▶ Given problem: Identify the lines that contain the string "Write" and copy all of them.

▶ Data entries:
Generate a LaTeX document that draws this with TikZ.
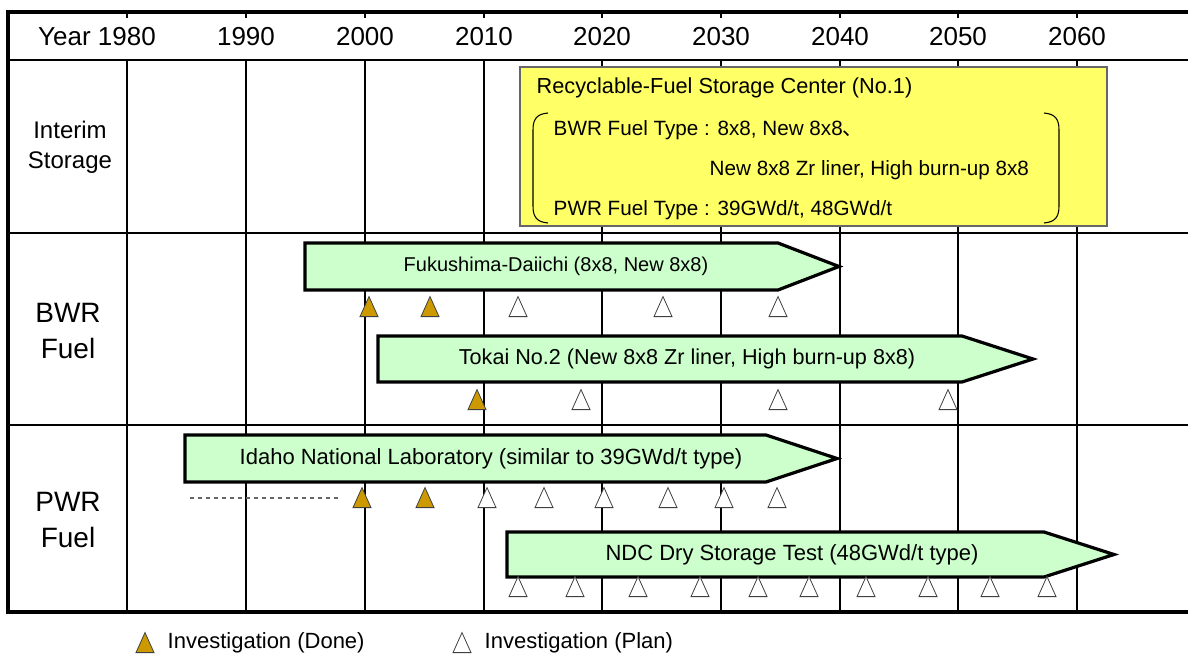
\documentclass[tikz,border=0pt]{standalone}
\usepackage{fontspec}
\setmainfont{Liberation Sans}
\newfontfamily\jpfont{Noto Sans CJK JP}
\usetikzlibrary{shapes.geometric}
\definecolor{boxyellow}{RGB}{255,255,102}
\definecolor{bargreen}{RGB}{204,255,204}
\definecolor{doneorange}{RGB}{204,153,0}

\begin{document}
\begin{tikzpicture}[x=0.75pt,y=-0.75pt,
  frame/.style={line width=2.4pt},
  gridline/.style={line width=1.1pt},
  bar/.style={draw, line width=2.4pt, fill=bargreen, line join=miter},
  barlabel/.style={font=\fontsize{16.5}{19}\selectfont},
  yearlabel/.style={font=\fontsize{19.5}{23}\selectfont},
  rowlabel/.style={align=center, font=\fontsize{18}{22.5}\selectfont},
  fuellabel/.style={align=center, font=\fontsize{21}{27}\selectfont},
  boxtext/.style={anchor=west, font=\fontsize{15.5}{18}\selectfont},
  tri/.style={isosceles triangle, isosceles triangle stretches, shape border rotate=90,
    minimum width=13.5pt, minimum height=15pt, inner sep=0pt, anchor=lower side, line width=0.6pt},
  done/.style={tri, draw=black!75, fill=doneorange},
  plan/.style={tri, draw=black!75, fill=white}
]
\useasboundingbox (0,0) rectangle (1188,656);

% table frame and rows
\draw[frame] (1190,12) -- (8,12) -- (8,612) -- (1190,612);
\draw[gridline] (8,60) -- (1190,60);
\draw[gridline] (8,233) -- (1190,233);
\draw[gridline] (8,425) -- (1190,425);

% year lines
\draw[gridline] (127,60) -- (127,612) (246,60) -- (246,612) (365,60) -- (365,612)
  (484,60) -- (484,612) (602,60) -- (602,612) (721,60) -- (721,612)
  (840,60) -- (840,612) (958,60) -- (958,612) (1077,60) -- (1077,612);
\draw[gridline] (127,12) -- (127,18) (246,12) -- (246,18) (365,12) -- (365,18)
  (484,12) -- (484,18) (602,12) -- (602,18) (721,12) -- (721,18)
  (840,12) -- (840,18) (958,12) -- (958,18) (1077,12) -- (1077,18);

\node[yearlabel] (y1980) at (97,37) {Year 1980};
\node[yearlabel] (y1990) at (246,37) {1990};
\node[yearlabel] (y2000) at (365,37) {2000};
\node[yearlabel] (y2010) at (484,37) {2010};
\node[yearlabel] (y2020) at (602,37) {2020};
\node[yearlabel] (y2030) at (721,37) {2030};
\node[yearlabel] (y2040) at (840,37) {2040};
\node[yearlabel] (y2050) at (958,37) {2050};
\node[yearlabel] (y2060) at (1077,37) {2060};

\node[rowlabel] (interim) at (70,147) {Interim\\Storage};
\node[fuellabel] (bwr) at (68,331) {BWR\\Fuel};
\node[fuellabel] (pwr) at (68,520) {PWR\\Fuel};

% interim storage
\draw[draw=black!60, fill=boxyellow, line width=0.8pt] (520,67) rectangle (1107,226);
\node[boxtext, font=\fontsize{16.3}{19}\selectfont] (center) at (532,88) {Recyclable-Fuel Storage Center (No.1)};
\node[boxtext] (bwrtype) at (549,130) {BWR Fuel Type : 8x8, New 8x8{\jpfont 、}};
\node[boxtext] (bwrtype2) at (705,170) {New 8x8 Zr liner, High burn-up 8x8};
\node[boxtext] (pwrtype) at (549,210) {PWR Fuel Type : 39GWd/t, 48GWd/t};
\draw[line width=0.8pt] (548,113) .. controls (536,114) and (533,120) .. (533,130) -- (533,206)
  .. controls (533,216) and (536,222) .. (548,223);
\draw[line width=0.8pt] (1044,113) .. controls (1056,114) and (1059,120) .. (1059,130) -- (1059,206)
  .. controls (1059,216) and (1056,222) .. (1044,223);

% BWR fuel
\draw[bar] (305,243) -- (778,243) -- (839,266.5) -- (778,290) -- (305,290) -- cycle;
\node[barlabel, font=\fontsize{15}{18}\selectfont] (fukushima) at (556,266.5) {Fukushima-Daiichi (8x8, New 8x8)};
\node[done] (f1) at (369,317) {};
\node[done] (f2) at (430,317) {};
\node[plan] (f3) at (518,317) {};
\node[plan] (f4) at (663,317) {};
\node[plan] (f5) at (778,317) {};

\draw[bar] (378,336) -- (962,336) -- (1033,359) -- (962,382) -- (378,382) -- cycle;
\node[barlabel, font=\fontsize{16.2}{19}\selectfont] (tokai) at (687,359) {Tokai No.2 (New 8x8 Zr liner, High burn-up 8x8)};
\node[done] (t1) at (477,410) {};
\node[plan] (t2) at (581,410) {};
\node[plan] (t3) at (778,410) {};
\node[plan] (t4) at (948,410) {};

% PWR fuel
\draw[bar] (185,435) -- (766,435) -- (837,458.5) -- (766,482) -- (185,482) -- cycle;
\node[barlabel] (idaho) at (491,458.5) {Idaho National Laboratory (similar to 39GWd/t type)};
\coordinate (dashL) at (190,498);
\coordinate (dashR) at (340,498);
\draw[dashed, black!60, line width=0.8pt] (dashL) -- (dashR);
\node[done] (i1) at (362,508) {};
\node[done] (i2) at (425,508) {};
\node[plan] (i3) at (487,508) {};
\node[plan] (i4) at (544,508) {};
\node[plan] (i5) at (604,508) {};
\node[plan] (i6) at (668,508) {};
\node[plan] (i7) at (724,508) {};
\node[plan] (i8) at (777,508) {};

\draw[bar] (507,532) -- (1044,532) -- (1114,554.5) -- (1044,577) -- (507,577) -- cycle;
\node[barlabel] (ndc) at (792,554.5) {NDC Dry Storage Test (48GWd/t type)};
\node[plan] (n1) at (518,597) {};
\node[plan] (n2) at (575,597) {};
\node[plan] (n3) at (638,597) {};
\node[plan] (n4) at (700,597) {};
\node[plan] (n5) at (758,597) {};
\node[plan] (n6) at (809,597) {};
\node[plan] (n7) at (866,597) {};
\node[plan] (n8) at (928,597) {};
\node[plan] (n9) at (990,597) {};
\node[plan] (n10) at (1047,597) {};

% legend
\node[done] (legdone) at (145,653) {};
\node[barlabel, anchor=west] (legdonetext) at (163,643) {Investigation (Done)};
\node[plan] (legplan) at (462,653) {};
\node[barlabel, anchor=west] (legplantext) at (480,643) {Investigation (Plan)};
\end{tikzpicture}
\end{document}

---

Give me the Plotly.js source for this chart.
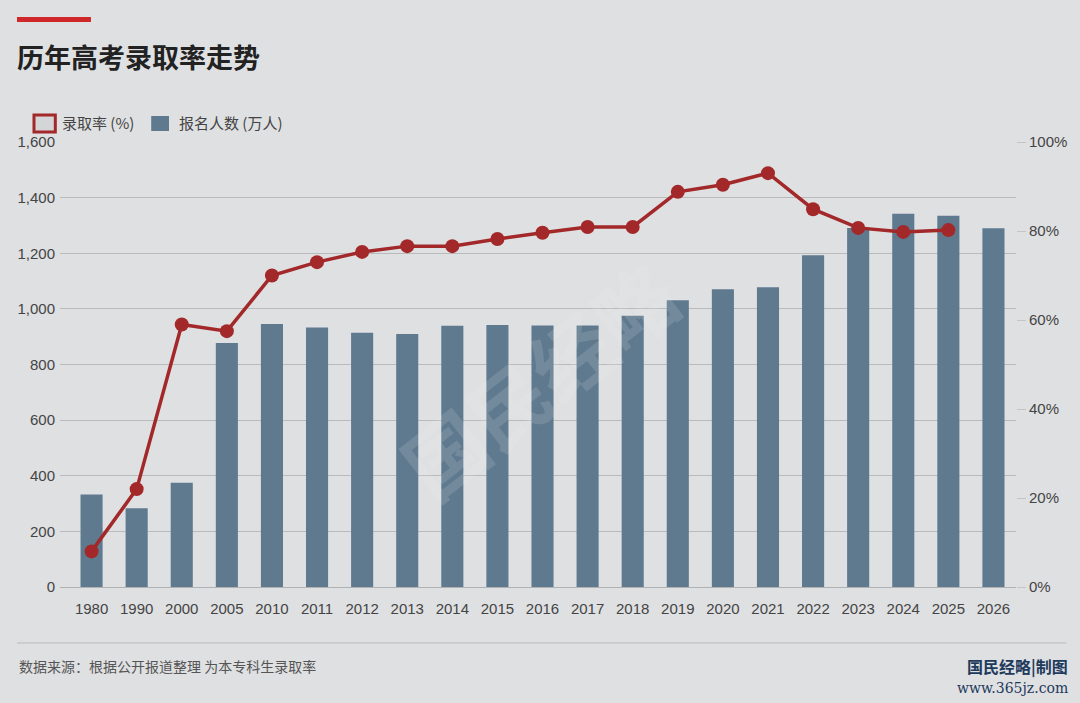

==

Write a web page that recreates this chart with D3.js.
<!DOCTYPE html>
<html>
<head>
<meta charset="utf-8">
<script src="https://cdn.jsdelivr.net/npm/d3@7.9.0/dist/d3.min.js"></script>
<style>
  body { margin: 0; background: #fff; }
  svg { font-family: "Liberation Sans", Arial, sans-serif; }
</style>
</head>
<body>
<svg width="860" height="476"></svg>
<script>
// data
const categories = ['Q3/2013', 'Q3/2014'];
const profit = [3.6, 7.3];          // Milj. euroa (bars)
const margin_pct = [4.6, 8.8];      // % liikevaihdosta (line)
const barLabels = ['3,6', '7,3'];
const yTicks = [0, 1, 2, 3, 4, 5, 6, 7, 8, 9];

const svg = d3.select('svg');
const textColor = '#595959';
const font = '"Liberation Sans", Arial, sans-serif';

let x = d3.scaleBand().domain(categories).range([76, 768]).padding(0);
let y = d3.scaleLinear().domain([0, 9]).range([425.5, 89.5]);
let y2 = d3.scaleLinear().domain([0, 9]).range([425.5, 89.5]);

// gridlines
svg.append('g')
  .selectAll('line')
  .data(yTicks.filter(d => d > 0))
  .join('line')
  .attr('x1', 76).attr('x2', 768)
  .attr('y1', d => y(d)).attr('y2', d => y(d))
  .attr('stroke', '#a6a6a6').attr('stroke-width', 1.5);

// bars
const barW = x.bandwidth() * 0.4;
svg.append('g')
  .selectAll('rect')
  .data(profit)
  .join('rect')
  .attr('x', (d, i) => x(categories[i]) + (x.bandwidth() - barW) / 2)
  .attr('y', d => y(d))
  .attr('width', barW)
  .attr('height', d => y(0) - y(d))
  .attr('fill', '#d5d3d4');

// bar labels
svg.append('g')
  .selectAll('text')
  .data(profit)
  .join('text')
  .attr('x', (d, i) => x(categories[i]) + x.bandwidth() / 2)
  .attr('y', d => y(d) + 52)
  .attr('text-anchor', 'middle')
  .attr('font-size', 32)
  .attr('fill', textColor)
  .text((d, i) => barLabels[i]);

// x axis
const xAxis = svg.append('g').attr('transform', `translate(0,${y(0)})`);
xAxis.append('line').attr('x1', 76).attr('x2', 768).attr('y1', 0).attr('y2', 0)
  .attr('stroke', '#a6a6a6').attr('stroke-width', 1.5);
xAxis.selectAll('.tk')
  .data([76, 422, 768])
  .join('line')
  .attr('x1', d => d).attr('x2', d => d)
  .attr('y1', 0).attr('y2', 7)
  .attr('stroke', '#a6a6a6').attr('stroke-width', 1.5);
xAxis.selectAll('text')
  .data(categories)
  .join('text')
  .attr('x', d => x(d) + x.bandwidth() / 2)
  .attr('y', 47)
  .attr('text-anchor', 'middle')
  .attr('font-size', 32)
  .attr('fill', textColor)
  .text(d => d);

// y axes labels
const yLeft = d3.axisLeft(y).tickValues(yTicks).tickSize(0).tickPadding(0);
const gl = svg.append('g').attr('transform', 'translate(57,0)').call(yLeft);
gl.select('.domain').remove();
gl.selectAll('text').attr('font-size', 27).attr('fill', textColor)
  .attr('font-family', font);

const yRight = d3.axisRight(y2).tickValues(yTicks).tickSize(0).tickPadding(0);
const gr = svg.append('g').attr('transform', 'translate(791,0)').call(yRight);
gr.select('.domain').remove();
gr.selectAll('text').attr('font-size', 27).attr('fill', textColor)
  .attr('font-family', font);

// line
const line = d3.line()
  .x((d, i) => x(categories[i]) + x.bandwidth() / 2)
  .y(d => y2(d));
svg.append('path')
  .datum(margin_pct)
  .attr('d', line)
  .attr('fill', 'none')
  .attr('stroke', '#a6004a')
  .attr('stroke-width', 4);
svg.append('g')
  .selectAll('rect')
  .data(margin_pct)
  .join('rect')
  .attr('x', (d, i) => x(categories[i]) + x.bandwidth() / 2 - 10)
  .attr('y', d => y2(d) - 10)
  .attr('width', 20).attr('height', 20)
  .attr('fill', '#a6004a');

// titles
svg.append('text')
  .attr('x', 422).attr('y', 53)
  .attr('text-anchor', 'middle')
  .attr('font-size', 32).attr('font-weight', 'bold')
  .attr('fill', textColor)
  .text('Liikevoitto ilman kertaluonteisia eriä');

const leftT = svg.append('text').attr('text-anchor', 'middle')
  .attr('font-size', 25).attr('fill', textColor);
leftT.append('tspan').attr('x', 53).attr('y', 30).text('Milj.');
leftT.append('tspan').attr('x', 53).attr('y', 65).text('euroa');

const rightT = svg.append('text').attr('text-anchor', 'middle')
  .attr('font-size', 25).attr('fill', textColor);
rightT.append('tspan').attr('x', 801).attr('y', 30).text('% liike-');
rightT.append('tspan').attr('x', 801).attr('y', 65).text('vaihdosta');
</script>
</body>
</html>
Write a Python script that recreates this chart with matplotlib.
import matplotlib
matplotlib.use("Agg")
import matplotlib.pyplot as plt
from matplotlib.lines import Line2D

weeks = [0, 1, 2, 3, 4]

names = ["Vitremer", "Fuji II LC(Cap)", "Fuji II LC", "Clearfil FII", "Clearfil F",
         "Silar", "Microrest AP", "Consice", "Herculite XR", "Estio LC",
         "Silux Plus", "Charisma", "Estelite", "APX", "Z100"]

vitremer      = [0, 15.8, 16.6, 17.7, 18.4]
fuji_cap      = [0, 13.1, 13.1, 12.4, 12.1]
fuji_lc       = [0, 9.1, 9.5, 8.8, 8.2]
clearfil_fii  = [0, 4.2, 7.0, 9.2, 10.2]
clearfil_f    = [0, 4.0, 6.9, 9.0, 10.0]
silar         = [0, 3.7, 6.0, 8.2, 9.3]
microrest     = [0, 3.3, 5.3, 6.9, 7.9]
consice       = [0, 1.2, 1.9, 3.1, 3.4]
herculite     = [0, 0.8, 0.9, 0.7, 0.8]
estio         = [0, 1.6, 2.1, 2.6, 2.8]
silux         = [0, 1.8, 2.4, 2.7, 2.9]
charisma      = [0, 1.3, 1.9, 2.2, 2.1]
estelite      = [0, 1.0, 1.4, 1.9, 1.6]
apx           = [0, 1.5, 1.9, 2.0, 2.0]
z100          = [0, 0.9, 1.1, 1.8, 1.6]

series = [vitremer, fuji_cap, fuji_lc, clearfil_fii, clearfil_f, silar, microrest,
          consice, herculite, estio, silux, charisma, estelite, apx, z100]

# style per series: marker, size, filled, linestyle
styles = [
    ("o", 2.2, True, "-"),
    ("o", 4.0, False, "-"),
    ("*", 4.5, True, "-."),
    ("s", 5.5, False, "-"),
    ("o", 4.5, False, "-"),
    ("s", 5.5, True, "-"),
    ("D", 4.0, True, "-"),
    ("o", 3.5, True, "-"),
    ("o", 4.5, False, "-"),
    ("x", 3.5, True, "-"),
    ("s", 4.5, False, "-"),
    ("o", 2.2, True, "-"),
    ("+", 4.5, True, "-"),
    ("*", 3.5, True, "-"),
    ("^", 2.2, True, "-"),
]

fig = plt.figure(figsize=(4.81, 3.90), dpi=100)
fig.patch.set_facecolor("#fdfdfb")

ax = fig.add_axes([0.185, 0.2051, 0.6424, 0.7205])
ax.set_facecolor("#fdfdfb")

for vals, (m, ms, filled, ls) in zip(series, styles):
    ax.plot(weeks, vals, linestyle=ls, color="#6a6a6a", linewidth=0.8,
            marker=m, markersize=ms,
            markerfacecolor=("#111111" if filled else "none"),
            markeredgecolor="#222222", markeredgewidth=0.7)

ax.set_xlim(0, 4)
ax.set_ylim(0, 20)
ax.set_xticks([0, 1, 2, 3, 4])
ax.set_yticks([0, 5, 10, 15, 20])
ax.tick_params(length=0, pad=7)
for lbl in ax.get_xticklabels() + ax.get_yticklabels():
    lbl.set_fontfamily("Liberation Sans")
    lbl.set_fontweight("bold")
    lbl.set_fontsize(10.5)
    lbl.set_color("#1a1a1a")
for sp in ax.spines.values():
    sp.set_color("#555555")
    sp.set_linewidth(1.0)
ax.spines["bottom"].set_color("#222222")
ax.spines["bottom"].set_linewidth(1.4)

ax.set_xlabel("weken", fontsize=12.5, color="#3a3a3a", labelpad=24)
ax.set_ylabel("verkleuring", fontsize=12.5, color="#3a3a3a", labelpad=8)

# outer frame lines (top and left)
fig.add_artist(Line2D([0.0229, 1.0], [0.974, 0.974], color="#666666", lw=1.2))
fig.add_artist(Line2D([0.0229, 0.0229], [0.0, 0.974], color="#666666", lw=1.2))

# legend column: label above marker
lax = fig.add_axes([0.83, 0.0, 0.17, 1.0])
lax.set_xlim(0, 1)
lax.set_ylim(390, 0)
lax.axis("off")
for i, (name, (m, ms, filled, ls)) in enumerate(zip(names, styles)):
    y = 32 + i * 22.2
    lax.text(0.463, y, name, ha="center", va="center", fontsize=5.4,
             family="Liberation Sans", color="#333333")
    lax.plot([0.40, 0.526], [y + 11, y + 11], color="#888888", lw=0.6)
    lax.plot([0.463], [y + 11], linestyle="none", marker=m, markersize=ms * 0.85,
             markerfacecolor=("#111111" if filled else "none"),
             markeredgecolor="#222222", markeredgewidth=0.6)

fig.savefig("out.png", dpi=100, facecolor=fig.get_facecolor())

▶ Task response:
Write a web page that recreates this chart with D3.js.
Write a Python script that recreates this chart with matplotlib.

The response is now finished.